The challenge for Malaysian newsrooms and media organisations across Southeast Asia lies in translating Ashwad's strategic vision into concrete implementation. Developing the institutional capacity to acquire AI tools, train journalists in their use, establish ethical guidelines, and integrate these technologies into existing workflows requires investment, planning, and sustained commitment. Smaller regional publishers may lack resources for rapid adoption, potentially widening the competitive gap between well-capitalized national outlets and local or niche publications. This digital divide within the media industry itself deserves policy attention to ensure technological transformation does not further concentrate media power.
Professional development and training emerge as critical infrastructure requirements if Ashwad's vision is to be realized. Malaysian journalism education programmes and in-service training initiatives must now incorporate AI literacy alongside traditional journalistic skills. This represents a significant expansion of educational responsibilities at a moment when many institutions are already stretched. Universities offering journalism programmes and professional organisations serving journalists require resources and expertise to design curricula that meaningfully equip practitioners for an AI-augmented newsroom environment.

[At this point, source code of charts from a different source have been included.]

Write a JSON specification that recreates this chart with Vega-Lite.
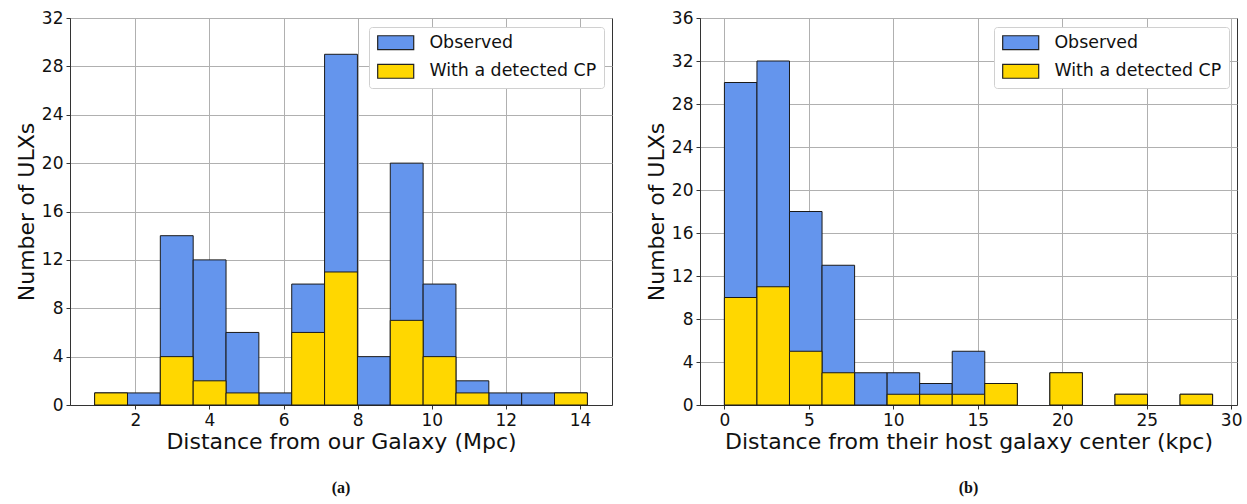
{
  "$schema": "https://vega.github.io/schema/vega-lite/v6.json",
  "background": "white",
  "padding": {"left": 14, "top": 8, "right": 2, "bottom": 2},
  "datasets": {
    "a": [
      {"series": "Observed", "start": 0.9, "end": 1.787, "count": 1},
      {"series": "Observed", "start": 1.787, "end": 2.673, "count": 1},
      {"series": "Observed", "start": 2.673, "end": 3.56, "count": 14},
      {"series": "Observed", "start": 3.56, "end": 4.447, "count": 12},
      {"series": "Observed", "start": 4.447, "end": 5.333, "count": 6},
      {"series": "Observed", "start": 5.333, "end": 6.22, "count": 1},
      {"series": "Observed", "start": 6.22, "end": 7.107, "count": 10},
      {"series": "Observed", "start": 7.107, "end": 7.993, "count": 29},
      {"series": "Observed", "start": 7.993, "end": 8.88, "count": 4},
      {"series": "Observed", "start": 8.88, "end": 9.767, "count": 20},
      {"series": "Observed", "start": 9.767, "end": 10.653, "count": 10},
      {"series": "Observed", "start": 10.653, "end": 11.54, "count": 2},
      {"series": "Observed", "start": 11.54, "end": 12.427, "count": 1},
      {"series": "Observed", "start": 12.427, "end": 13.313, "count": 1},
      {"series": "Observed", "start": 13.313, "end": 14.2, "count": 1},
      {"series": "With a detected CP", "start": 0.9, "end": 1.787, "count": 1},
      {"series": "With a detected CP", "start": 2.673, "end": 3.56, "count": 4},
      {"series": "With a detected CP", "start": 3.56, "end": 4.447, "count": 2},
      {"series": "With a detected CP", "start": 4.447, "end": 5.333, "count": 1},
      {"series": "With a detected CP", "start": 6.22, "end": 7.107, "count": 6},
      {"series": "With a detected CP", "start": 7.107, "end": 7.993, "count": 11},
      {"series": "With a detected CP", "start": 8.88, "end": 9.767, "count": 7},
      {"series": "With a detected CP", "start": 9.767, "end": 10.653, "count": 4},
      {"series": "With a detected CP", "start": 10.653, "end": 11.54, "count": 1},
      {"series": "With a detected CP", "start": 13.313, "end": 14.2, "count": 1}
    ],
    "b": [
      {"series": "Observed", "start": 0, "end": 1.927, "count": 30},
      {"series": "Observed", "start": 1.927, "end": 3.853, "count": 32},
      {"series": "Observed", "start": 3.853, "end": 5.78, "count": 18},
      {"series": "Observed", "start": 5.78, "end": 7.707, "count": 13},
      {"series": "Observed", "start": 7.707, "end": 9.633, "count": 3},
      {"series": "Observed", "start": 9.633, "end": 11.56, "count": 3},
      {"series": "Observed", "start": 11.56, "end": 13.487, "count": 2},
      {"series": "Observed", "start": 13.487, "end": 15.413, "count": 5},
      {"series": "Observed", "start": 15.413, "end": 17.34, "count": 2},
      {"series": "Observed", "start": 19.267, "end": 21.193, "count": 3},
      {"series": "Observed", "start": 23.12, "end": 25.047, "count": 1},
      {"series": "Observed", "start": 26.973, "end": 28.9, "count": 1},
      {"series": "With a detected CP", "start": 0, "end": 1.927, "count": 10},
      {"series": "With a detected CP", "start": 1.927, "end": 3.853, "count": 11},
      {"series": "With a detected CP", "start": 3.853, "end": 5.78, "count": 5},
      {"series": "With a detected CP", "start": 5.78, "end": 7.707, "count": 3},
      {"series": "With a detected CP", "start": 9.633, "end": 11.56, "count": 1},
      {"series": "With a detected CP", "start": 11.56, "end": 13.487, "count": 1},
      {"series": "With a detected CP", "start": 13.487, "end": 15.413, "count": 1},
      {"series": "With a detected CP", "start": 15.413, "end": 17.34, "count": 2},
      {"series": "With a detected CP", "start": 19.267, "end": 21.193, "count": 3},
      {"series": "With a detected CP", "start": 23.12, "end": 25.047, "count": 1},
      {"series": "With a detected CP", "start": 26.973, "end": 28.9, "count": 1}
    ]
  },
  "config": {
    "font": "DejaVu Sans",
    "view": {"stroke": "#333333", "strokeWidth": 1},
    "axis": {
      "labelFont": "DejaVu Sans",
      "titleFont": "DejaVu Sans",
      "labelFontSize": 17,
      "titleFontSize": 22,
      "titleFontWeight": "normal",
      "labelColor": "#111111",
      "titleColor": "#111111",
      "gridColor": "#b0b0b0",
      "gridWidth": 1,
      "domainColor": "#333333",
      "tickColor": "#333333",
      "tickSize": 4,
      "labelPadding": 3,
      "titlePadding": 3
    },
    "legend": {
      "labelFont": "DejaVu Sans",
      "labelFontSize": 17.4,
      "labelColor": "#111111",
      "labelLimit": 400,
      "orient": "top-right",
      "offset": 8.5,
      "padding": 7,
      "fillColor": "white",
      "strokeColor": "#d0d0d0",
      "cornerRadius": 3,
      "symbolType": "M-2.6,-1H2.6V1H-2.6Z",
      "symbolSize": 192,
      "symbolOffset": 11,
      "symbolStrokeColor": "#222222",
      "symbolStrokeWidth": 1.2,
      "symbolOpacity": 1,
      "labelOffset": 25,
      "rowPadding": 8.6,
      "title": null
    },
    "title": {"font": "Liberation Serif", "fontWeight": "bold", "fontSize": 16, "orient": "bottom", "color": "#111111", "offset": 28}
  },
  "spacing": 31,
  "hconcat": [
    {
      "width": 542,
      "height": 387,
      "title": {"text": "(a)"},
      "data": {"name": "a"},
      "layer": [
        {
          "transform": [{"filter": "datum.series === 'Observed'"}],
          "mark": {"type": "bar", "stroke": "#1a1a1a", "strokeWidth": 1, "opacity": 1},
          "encoding": {
            "x": {"field": "start", "type": "quantitative", "scale": {"domain": [0.235, 14.865], "nice": false, "zero": false}, "axis": {"values": [2, 4, 6, 8, 10, 12, 14], "title": "Distance from our Galaxy (Mpc)"}},
            "x2": {"field": "end"},
            "y": {"field": "count", "type": "quantitative", "scale": {"domain": [0, 32], "nice": false}, "axis": {"values": [0, 4, 8, 12, 16, 20, 24, 28, 32], "title": "Number of ULXs"}},
            "y2": {"datum": 0},
            "color": {"field": "series", "type": "nominal", "scale": {"domain": ["Observed", "With a detected CP"], "range": ["#6495ED", "#FFD700"]}}
          }
        },
        {
          "transform": [{"filter": "datum.series !== 'Observed'"}],
          "mark": {"type": "bar", "stroke": "#1a1a1a", "strokeWidth": 1, "opacity": 1},
          "encoding": {
            "x": {"field": "start", "type": "quantitative"},
            "x2": {"field": "end"},
            "y": {"field": "count", "type": "quantitative"},
            "y2": {"datum": 0},
            "color": {"field": "series", "type": "nominal", "scale": {"domain": ["Observed", "With a detected CP"], "range": ["#6495ED", "#FFD700"]}}
          }
        }
      ]
    },
    {
      "width": 537,
      "height": 387,
      "title": {"text": "(b)"},
      "data": {"name": "b"},
      "layer": [
        {
          "transform": [{"filter": "datum.series === 'Observed'"}],
          "mark": {"type": "bar", "stroke": "#1a1a1a", "strokeWidth": 1, "opacity": 1},
          "encoding": {
            "x": {"field": "start", "type": "quantitative", "scale": {"domain": [-1.445, 30.345], "nice": false, "zero": false}, "axis": {"values": [0, 5, 10, 15, 20, 25, 30], "title": "Distance from their host galaxy center (kpc)"}},
            "x2": {"field": "end"},
            "y": {"field": "count", "type": "quantitative", "scale": {"domain": [0, 36], "nice": false}, "axis": {"values": [0, 4, 8, 12, 16, 20, 24, 28, 32, 36], "title": "Number of ULXs"}},
            "y2": {"datum": 0},
            "color": {"field": "series", "type": "nominal", "scale": {"domain": ["Observed", "With a detected CP"], "range": ["#6495ED", "#FFD700"]}}
          }
        },
        {
          "transform": [{"filter": "datum.series !== 'Observed'"}],
          "mark": {"type": "bar", "stroke": "#1a1a1a", "strokeWidth": 1, "opacity": 1},
          "encoding": {
            "x": {"field": "start", "type": "quantitative"},
            "x2": {"field": "end"},
            "y": {"field": "count", "type": "quantitative"},
            "y2": {"datum": 0},
            "color": {"field": "series", "type": "nominal", "scale": {"domain": ["Observed", "With a detected CP"], "range": ["#6495ED", "#FFD700"]}}
          }
        }
      ],
      "resolve": {"scale": {"color": "shared"}}
    }
  ],
  "resolve": {"scale": {"color": "independent"}, "legend": {"color": "independent"}}
}
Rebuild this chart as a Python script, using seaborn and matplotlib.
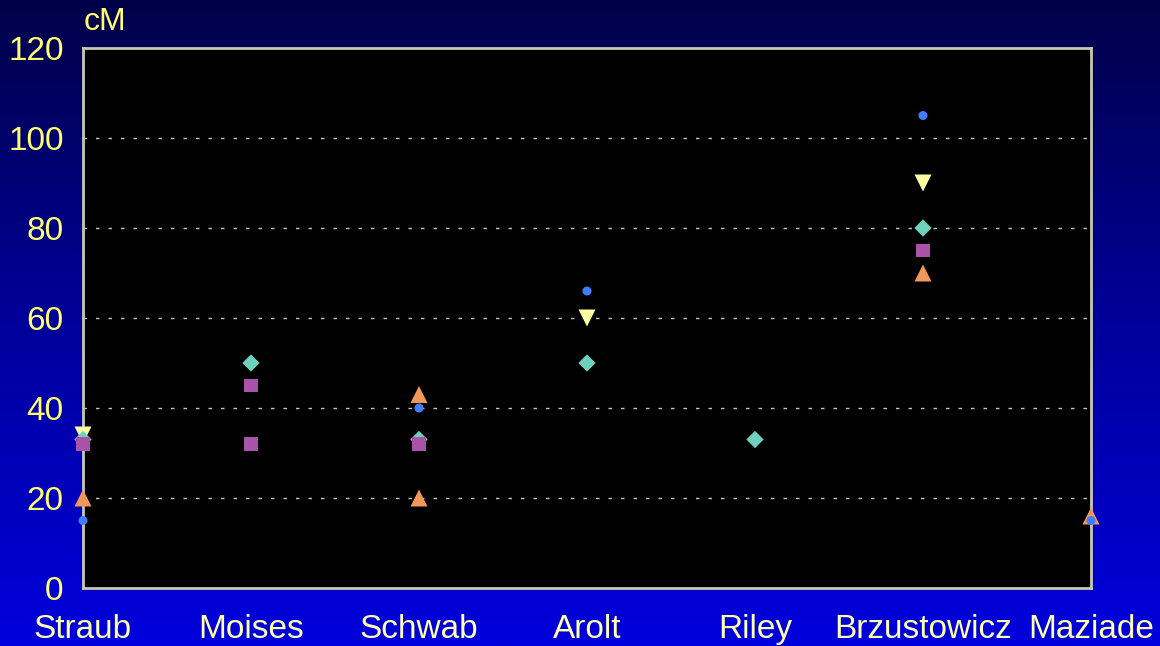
import numpy as np
import pandas as pd
import matplotlib
matplotlib.use("Agg")
import matplotlib.pyplot as plt
import seaborn as sns
from matplotlib.colors import LinearSegmentedColormap

# Linkage peak positions (cM) reported by each study
studies = ["Straub", "Moises", "Schwab", "Arolt", "Riley", "Brzustowicz", "Maziade"]

# One entry per reported peak; drawn in this order (later entries on top)
peak_study = [
    "Straub", "Arolt", "Brzustowicz",                                  # inverted triangles
    "Straub", "Moises", "Schwab", "Arolt", "Riley", "Brzustowicz",     # diamonds
    "Straub", "Schwab", "Schwab", "Brzustowicz", "Maziade",            # triangles
    "Straub", "Moises", "Moises", "Schwab", "Brzustowicz",             # squares
    "Straub", "Schwab", "Arolt", "Brzustowicz", "Maziade",             # circles
]
peak_cm = [
    34, 60, 90,
    33, 50, 33, 50, 33, 80,
    20, 43, 20, 70, 16,
    32, 45, 32, 32, 75,
    15, 40, 66, 105, 15,
]
peak_kind = (["inv"] * 3 + ["diamond"] * 6 + ["tri"] * 5 +
             ["square"] * 5 + ["circle"] * 5)

y_ticks = [0, 20, 40, 60, 80, 100, 120]

df = pd.DataFrame({"study": peak_study, "cM": peak_cm, "kind": peak_kind})
# Position of each study along the category axis, in the listed order
df["pos"] = df["study"].map({s: i for i, s in enumerate(studies)})

palette = {"inv": "#ffffa0", "diamond": "#6fd0be", "tri": "#f0985a",
           "square": "#a852a8", "circle": "#3f7fff"}
markers = {"inv": "v", "diamond": "D", "tri": "^", "square": "s", "circle": "o"}
sizes = {"inv": 150, "diamond": 78, "tri": 150, "square": 88, "circle": 42}

sns.set_theme(style="dark")
plt.rcParams["font.family"] = ["Liberation Sans", "DejaVu Sans"]

fig = plt.figure(figsize=(11.6, 6.46), dpi=100)

# Vertical navy-to-blue gradient behind everything
bg = fig.add_axes([0, 0, 1, 1], zorder=-10)
grad = np.linspace(0, 1, 256).reshape(-1, 1)
cmap = LinearSegmentedColormap.from_list("bg", ["#000048", "#00009a", "#0000dc"])
bg.imshow(grad, aspect="auto", cmap=cmap, extent=[0, 1, 0, 1], origin="upper")
bg.set_axis_off()

ax = fig.add_axes([83 / 1160, 1 - 588 / 646, (1091 - 83) / 1160, (588 - 48) / 646])
ax.set_facecolor("black")

sns.scatterplot(data=df, x="pos", y="cM", hue="kind", style="kind", size="kind",
                palette=palette, markers=markers, sizes=sizes,
                hue_order=list(palette), style_order=list(palette),
                size_order=list(palette), linewidth=0, legend=False,
                clip_on=False, zorder=5, ax=ax)

ax.set_xlim(0, len(studies) - 1)
ax.set_ylim(0, 120)
ax.set_yticks(y_ticks)
ax.set_xticks(range(len(studies)))
ax.set_xticklabels(studies)
ax.set_xlabel("")
ax.set_ylabel("")

ax.grid(False)
for v in y_ticks[1:-1]:
    ax.axhline(v, color="#c8c8b0", lw=1.0, ls=(0, (2.5, 6.5)), zorder=1)

for sp in ax.spines.values():
    sp.set_visible(True)
    sp.set_color("#c8c8b2")
    sp.set_linewidth(2)

ax.tick_params(axis="y", colors="#ffff70", labelsize=24, length=0, pad=14)
ax.tick_params(axis="x", colors="#ffffb0", labelsize=24, length=0, pad=19)
for lab in ax.get_yticklabels():
    lab.set_color("#ffff70")
for lab in ax.get_xticklabels():
    lab.set_color("#ffffb0")

fig.text(84 / 1160, 1 - 22 / 646, "cM", color="#ffff70", fontsize=23,
         ha="left", va="center")

fig.savefig("out.png", dpi=100)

The broader implication of Ashwad's message resonates beyond Malaysia's borders throughout Southeast Asia, where media sustainability challenges are acute and technological capacity varies considerably. His framing of AI as inevitable and beneficial—provided journalists develop requisite skills and newsrooms establish responsible governance—presents a more constructive narrative than either techno-utopianism or defensive resistance. Whether Malaysian and regional media organisations rise to this challenge will substantially determine whether Southeast Asian journalism emerges from current disruptions stronger and more resilient, or progressively diminished in capacity and influence.